> WHAT YOU WILL DO:
Omit every picture, and retype the lines that run from the beginning of the data below through the line containing "vas_prp_sd = [1.8, 1.4, 1.5, 1.4, 1.0]", inclusive.
######
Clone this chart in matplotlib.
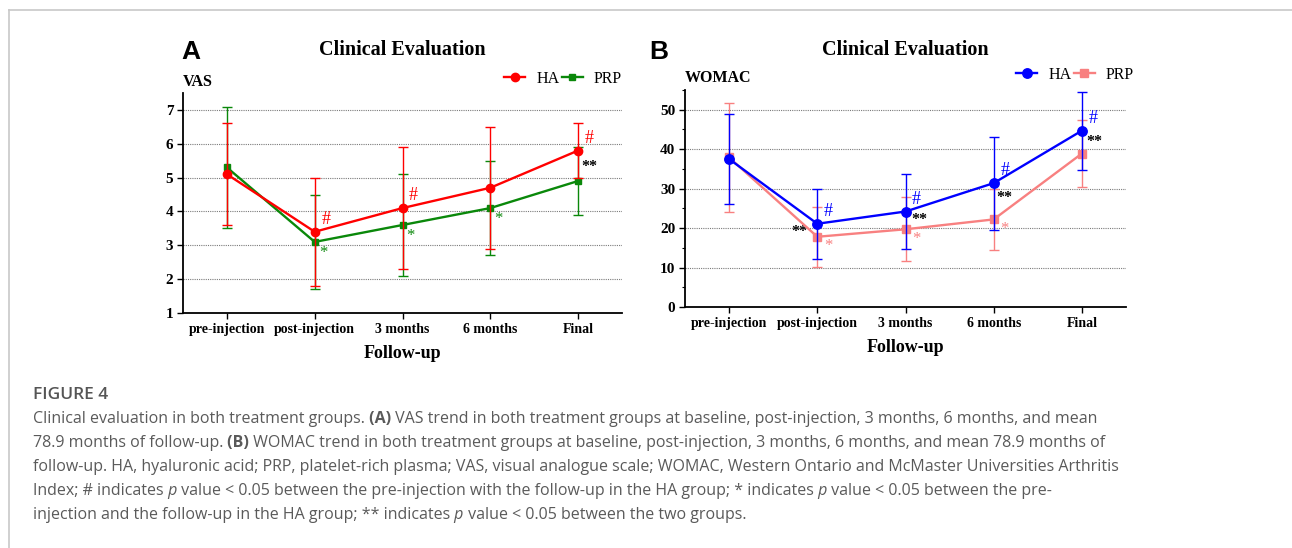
import matplotlib
matplotlib.use("Agg")
import matplotlib.pyplot as plt
from matplotlib.lines import Line2D
from matplotlib.ticker import MultipleLocator

# --- data ---
timepoints = ["pre-injection", "post-injection", "3 months", "6 months", "Final"]

vas_ha = [5.1, 3.4, 4.1, 4.7, 5.8]
vas_ha_sd = [1.5, 1.6, 1.8, 1.8, 0.8]
vas_prp = [5.3, 3.1, 3.6, 4.1, 4.9]
vas_prp_sd = [1.8, 1.4, 1.5, 1.4, 1.0]

womac_ha = [37.5, 21.1, 24.2, 31.4, 44.7]
womac_ha_sd = [11.4, 8.9, 9.6, 11.8, 9.9]
womac_prp = [37.9, 17.8, 19.7, 22.2, 38.9]
womac_prp_sd = [13.7, 7.6, 8.1, 7.7, 8.6]

# significance marks (index of timepoint)
vas_hash = [1, 2, 4]
vas_star = [1, 2, 3]
vas_dstar = [4]
vas_dstar_y = [5.32]

womac_hash = [1, 2, 3, 4]
womac_star = [1, 2, 3]
womac_dstar = [1, 2, 3, 4]
womac_dstar_y = [19.0, 22.1, 27.7, 41.9]
womac_dstar_dx = [-0.2, 0.16, 0.12, 0.14]

SERIF = "Liberation Serif"
W, H = 1292, 548
fig = plt.figure(figsize=(W / 100, H / 100), dpi=100)


def px_box(left, top, right, bottom):
    return [left / W, 1 - bottom / H, (right - left) / W, (bottom - top) / H]


def style_axes(ax, ylim, major, minor=None):
    x = list(range(len(timepoints)))
    ax.set_xlim(-0.5, 4.5)
    ax.set_ylim(*ylim)
    ax.set_xticks(x)
    ax.set_xticklabels(timepoints, fontfamily=SERIF, fontweight="bold", fontsize=10)
    ax.yaxis.set_major_locator(MultipleLocator(major))
    if minor:
        ax.yaxis.set_minor_locator(MultipleLocator(minor))
    for lab in ax.get_yticklabels():
        lab.set_fontfamily(SERIF)
        lab.set_fontweight("bold")
        lab.set_fontsize(11)
    ax.tick_params(axis="both", which="major", length=4, width=1, direction="out", pad=3)
    ax.tick_params(axis="y", which="minor", length=2, width=0.8)
    for s in ["top", "right"]:
        ax.spines[s].set_visible(False)
    for s in ["left", "bottom"]:
        ax.spines[s].set_linewidth(1.3)
    ax.yaxis.grid(True, which="major", linestyle=(0, (1, 1)), color="#7a7a7a", linewidth=0.8)
    ax.set_axisbelow(True)
    ax.set_xlabel("Follow-up", fontfamily=SERIF, fontweight="bold", fontsize=13, labelpad=7)


def series(ax, vals, sd, color, marker, ms, zorder):
    x = list(range(len(vals)))
    ax.errorbar(x, vals, yerr=sd, color=color, linewidth=1.7, elinewidth=1.0,
                capsize=3.3, capthick=1.0, marker=marker, markersize=ms,
                zorder=zorder)


def marks(ax, vals, idx, text, color, dx, dy, size):
    for i in idx:
        ax.annotate(text, (i, vals[i]), xytext=(dx, dy), textcoords="offset points",
                    color=color, fontsize=size, fontfamily=SERIF, ha="center", va="center")


def legend(ax, c1, m1, c2, m2, ms1, ms2, anchor):
    handles = [Line2D([], [], color=c1, marker=m1, markersize=ms1, linewidth=1.7),
               Line2D([], [], color=c2, marker=m2, markersize=ms2, linewidth=1.7)]
    ax.legend(handles, ["HA", "PRP"], ncol=2, frameon=False, loc="center right",
              bbox_to_anchor=anchor, prop={"family": SERIF, "size": 11.5},
              handlelength=1.3, handletextpad=0.7, columnspacing=0.15,
              borderaxespad=0.0, borderpad=0.0)


# ---- panel A ----
axA = fig.add_axes(px_box(183, 93, 622, 313))
style_axes(axA, (1, 7.5), 1)
series(axA, vas_prp, vas_prp_sd, "#0a880a", "s", 5.0, 3)
series(axA, vas_ha, vas_ha_sd, "#ff0000", "o", 6.0, 4)
marks(axA, vas_ha, vas_hash, "#", "#ff0000", 8, 9, 13)
marks(axA, vas_prp, vas_star, "*", "#0a880a", 6, -8, 12)
for i, y in zip(vas_dstar, vas_dstar_y):
    axA.text(i + 0.13, y, "**", fontsize=11.5, fontfamily=SERIF, fontweight="bold",
             ha="center", va="center", color="black")
legend(axA, "#ff0000", "o", "#0a880a", "s", 6.0, 5.0, ((622) / 439 - 183 / 439, 1 + 14 / 220))
fig.text(183 / W, 1 - 82 / H, "VAS", fontfamily=SERIF, fontweight="bold", fontsize=11.5,
         ha="left", va="center")
fig.text(402 / W, 1 - 50 / H, "Clinical Evaluation", fontfamily=SERIF, fontweight="bold",
         fontsize=14.5, ha="center", va="center")
fig.text(181 / W, 1 - 52 / H, "A", fontfamily="Liberation Sans", fontweight="bold",
         fontsize=19, ha="left", va="center")

# ---- panel B ----
axB = fig.add_axes(px_box(685, 90, 1126, 307))
style_axes(axB, (0, 55), 10, 5)
series(axB, womac_prp, womac_prp_sd, "#f88080", "s", 6.4, 3)
series(axB, womac_ha, womac_ha_sd, "#0000ff", "o", 6.8, 4)
marks(axB, womac_ha, womac_hash, "#", "#0000ff", 8, 9, 13)
marks(axB, womac_prp, womac_star, "*", "#f88080", 8, -7, 12)
for i, y, dx in zip(womac_dstar, womac_dstar_y, womac_dstar_dx):
    axB.text(i + dx, y, "**", fontsize=11.5, fontfamily=SERIF, fontweight="bold",
             ha="center", va="center", color="black")
legend(axB, "#0000ff", "o", "#f88080", "s", 6.8, 6.4, (1 + 8 / 441, 1 + 15 / 217))
fig.text(685 / W, 1 - 78 / H, "WOMAC", fontfamily=SERIF, fontweight="bold", fontsize=11.5,
         ha="left", va="center")
fig.text(905 / W, 1 - 50 / H, "Clinical Evaluation", fontfamily=SERIF, fontweight="bold",
         fontsize=14.5, ha="center", va="center")
fig.text(649 / W, 1 - 52 / H, "B", fontfamily="Liberation Sans", fontweight="bold",
         fontsize=19, ha="left", va="center")

# ---- frame lines ----
fig.add_artist(Line2D([9 / W, 1], [1 - 10 / H, 1 - 10 / H], color="#c8c8c8", linewidth=1.2))
fig.add_artist(Line2D([9 / W, 9 / W], [0, 1 - 10 / H], color="#c8c8c8", linewidth=1.2))

# ---- caption ----
CAP = "Open Sans"
CAP_COLOR = "#5a5a5a"
renderer = fig.canvas.get_renderer()


def draw_runs(x_px, y_px, runs):
    x = x_px
    for txt, weight, style in runs:
        t = fig.text(x / W, 1 - y_px / H, txt, fontfamily=CAP, fontsize=11.5,
                     fontweight=weight, fontstyle=style, color=CAP_COLOR,
                     ha="left", va="center")
        x += t.get_window_extent(renderer).width


fig.text(33 / W, 1 - 395 / H, "FIGURE 4", fontfamily=CAP, fontsize=12.5,
         fontweight="semibold", color="#555555", ha="left", va="center")

n, b, it = "normal", "bold", "italic"
caption_lines = [
    [("Clinical evaluation in both treatment groups.", n, n), (" (A)", b, n),
     (" VAS trend in both treatment groups at baseline, post-injection, 3 months, 6 months, and mean", n, n)],
    [("78.9 months of follow-up.", n, n), (" (B)", b, n),
     (" WOMAC trend in both treatment groups at baseline, post-injection, 3 months, 6 months, and mean 78.9 months of", n, n)],
    [("follow-up. HA, hyaluronic acid; PRP, platelet-rich plasma; VAS, visual analogue scale; WOMAC, Western Ontario and McMaster Universities Arthritis", n, n)],
    [("Index; # indicates", n, n), (" p", n, it),
     (" value < 0.05 between the pre-injection with the follow-up in the HA group; * indicates", n, n),
     (" p", n, it), (" value < 0.05 between the pre-", n, n)],
    [("injection and the follow-up in the HA group; ** indicates", n, n), (" p", n, it),
     (" value < 0.05 between the two groups.", n, n)],
]
for k, line in enumerate(caption_lines):
    draw_runs(33, 419 + 24 * k, line)

fig.savefig("out.png", dpi=100)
######
> SOLUTION TO THE EXERCISE:
Clone this chart in matplotlib.
import matplotlib
matplotlib.use("Agg")
import matplotlib.pyplot as plt
from matplotlib.lines import Line2D
from matplotlib.ticker import MultipleLocator

# --- data ---
timepoints = ["pre-injection", "post-injection", "3 months", "6 months", "Final"]

vas_ha = [5.1, 3.4, 4.1, 4.7, 5.8]
vas_ha_sd = [1.5, 1.6, 1.8, 1.8, 0.8]
vas_prp = [5.3, 3.1, 3.6, 4.1, 4.9]
vas_prp_sd = [1.8, 1.4, 1.5, 1.4, 1.0]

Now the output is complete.